Set exercise
All of the material should be reproduced exactly, with pictures left out.
— BEGIN Information supplied —
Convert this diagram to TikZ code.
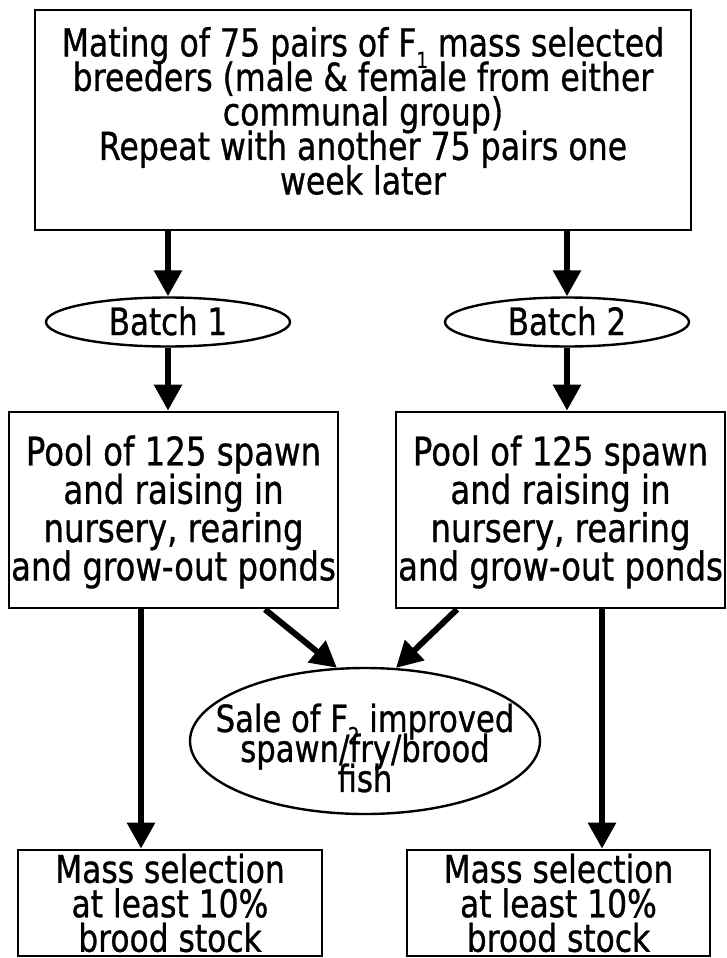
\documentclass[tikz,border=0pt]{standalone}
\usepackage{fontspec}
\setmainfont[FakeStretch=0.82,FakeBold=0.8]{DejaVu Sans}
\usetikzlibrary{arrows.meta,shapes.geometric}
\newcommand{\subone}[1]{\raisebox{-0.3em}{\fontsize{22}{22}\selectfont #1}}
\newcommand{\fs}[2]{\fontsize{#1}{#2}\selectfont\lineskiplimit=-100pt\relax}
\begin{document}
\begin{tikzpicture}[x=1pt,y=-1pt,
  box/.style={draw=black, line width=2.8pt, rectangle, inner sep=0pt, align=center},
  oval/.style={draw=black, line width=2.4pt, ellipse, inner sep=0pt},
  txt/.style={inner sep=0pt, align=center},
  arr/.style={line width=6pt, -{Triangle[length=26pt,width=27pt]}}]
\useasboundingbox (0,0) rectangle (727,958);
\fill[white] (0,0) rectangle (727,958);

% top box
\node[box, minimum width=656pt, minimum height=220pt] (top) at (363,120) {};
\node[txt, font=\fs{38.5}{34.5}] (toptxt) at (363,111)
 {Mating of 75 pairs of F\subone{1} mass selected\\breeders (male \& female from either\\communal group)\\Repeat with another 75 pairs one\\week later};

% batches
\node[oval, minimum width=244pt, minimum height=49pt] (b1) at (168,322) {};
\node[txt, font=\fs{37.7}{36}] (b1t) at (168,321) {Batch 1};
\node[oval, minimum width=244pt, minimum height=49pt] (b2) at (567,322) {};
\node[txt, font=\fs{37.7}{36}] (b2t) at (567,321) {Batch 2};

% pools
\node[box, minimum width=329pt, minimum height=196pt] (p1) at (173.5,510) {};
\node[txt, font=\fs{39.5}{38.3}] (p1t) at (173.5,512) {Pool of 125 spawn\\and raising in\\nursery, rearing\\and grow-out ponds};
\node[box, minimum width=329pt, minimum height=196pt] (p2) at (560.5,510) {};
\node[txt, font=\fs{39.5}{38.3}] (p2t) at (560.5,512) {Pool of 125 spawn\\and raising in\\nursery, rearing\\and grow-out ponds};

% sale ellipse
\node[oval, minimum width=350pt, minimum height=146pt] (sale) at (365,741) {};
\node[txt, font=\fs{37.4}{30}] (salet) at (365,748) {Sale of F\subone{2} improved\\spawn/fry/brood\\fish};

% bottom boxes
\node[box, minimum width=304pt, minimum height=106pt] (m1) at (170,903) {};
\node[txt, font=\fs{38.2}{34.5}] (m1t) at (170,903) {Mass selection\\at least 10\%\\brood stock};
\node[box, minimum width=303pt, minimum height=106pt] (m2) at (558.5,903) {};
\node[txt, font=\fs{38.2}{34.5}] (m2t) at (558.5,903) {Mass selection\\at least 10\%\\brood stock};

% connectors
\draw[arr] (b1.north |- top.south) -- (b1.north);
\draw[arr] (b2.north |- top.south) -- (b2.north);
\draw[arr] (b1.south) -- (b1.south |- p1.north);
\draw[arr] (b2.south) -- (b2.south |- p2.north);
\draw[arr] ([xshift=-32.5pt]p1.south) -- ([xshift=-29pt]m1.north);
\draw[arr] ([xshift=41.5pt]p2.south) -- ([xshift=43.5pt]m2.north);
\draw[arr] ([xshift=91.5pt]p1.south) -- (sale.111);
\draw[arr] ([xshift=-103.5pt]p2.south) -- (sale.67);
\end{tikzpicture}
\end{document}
— END Information supplied —
Written solution
Convert this diagram to TikZ code.
\documentclass[tikz,border=0pt]{standalone}
\usepackage{fontspec}
\setmainfont[FakeStretch=0.82,FakeBold=0.8]{DejaVu Sans}
\usetikzlibrary{arrows.meta,shapes.geometric}
\newcommand{\subone}[1]{\raisebox{-0.3em}{\fontsize{22}{22}\selectfont #1}}
\newcommand{\fs}[2]{\fontsize{#1}{#2}\selectfont\lineskiplimit=-100pt\relax}
\begin{document}
\begin{tikzpicture}[x=1pt,y=-1pt,
  box/.style={draw=black, line width=2.8pt, rectangle, inner sep=0pt, align=center},
  oval/.style={draw=black, line width=2.4pt, ellipse, inner sep=0pt},
  txt/.style={inner sep=0pt, align=center},
  arr/.style={line width=6pt, -{Triangle[length=26pt,width=27pt]}}]
\useasboundingbox (0,0) rectangle (727,958);
\fill[white] (0,0) rectangle (727,958);

% top box
\node[box, minimum width=656pt, minimum height=220pt] (top) at (363,120) {};
\node[txt, font=\fs{38.5}{34.5}] (toptxt) at (363,111)
 {Mating of 75 pairs of F\subone{1} mass selected\\breeders (male \& female from either\\communal group)\\Repeat with another 75 pairs one\\week later};

% batches
\node[oval, minimum width=244pt, minimum height=49pt] (b1) at (168,322) {};
\node[txt, font=\fs{37.7}{36}] (b1t) at (168,321) {Batch 1};
\node[oval, minimum width=244pt, minimum height=49pt] (b2) at (567,322) {};
\node[txt, font=\fs{37.7}{36}] (b2t) at (567,321) {Batch 2};

% pools
\node[box, minimum width=329pt, minimum height=196pt] (p1) at (173.5,510) {};
\node[txt, font=\fs{39.5}{38.3}] (p1t) at (173.5,512) {Pool of 125 spawn\\and raising in\\nursery, rearing\\and grow-out ponds};
\node[box, minimum width=329pt, minimum height=196pt] (p2) at (560.5,510) {};
\node[txt, font=\fs{39.5}{38.3}] (p2t) at (560.5,512) {Pool of 125 spawn\\and raising in\\nursery, rearing\\and grow-out ponds};

% sale ellipse
\node[oval, minimum width=350pt, minimum height=146pt] (sale) at (365,741) {};
\node[txt, font=\fs{37.4}{30}] (salet) at (365,748) {Sale of F\subone{2} improved\\spawn/fry/brood\\fish};

% bottom boxes
\node[box, minimum width=304pt, minimum height=106pt] (m1) at (170,903) {};
\node[txt, font=\fs{38.2}{34.5}] (m1t) at (170,903) {Mass selection\\at least 10\%\\brood stock};
\node[box, minimum width=303pt, minimum height=106pt] (m2) at (558.5,903) {};
\node[txt, font=\fs{38.2}{34.5}] (m2t) at (558.5,903) {Mass selection\\at least 10\%\\brood stock};

% connectors
\draw[arr] (b1.north |- top.south) -- (b1.north);
\draw[arr] (b2.north |- top.south) -- (b2.north);
\draw[arr] (b1.south) -- (b1.south |- p1.north);
\draw[arr] (b2.south) -- (b2.south |- p2.north);
\draw[arr] ([xshift=-32.5pt]p1.south) -- ([xshift=-29pt]m1.north);
\draw[arr] ([xshift=41.5pt]p2.south) -- ([xshift=43.5pt]m2.north);
\draw[arr] ([xshift=91.5pt]p1.south) -- (sale.111);
\draw[arr] ([xshift=-103.5pt]p2.south) -- (sale.67);
\end{tikzpicture}
\end{document}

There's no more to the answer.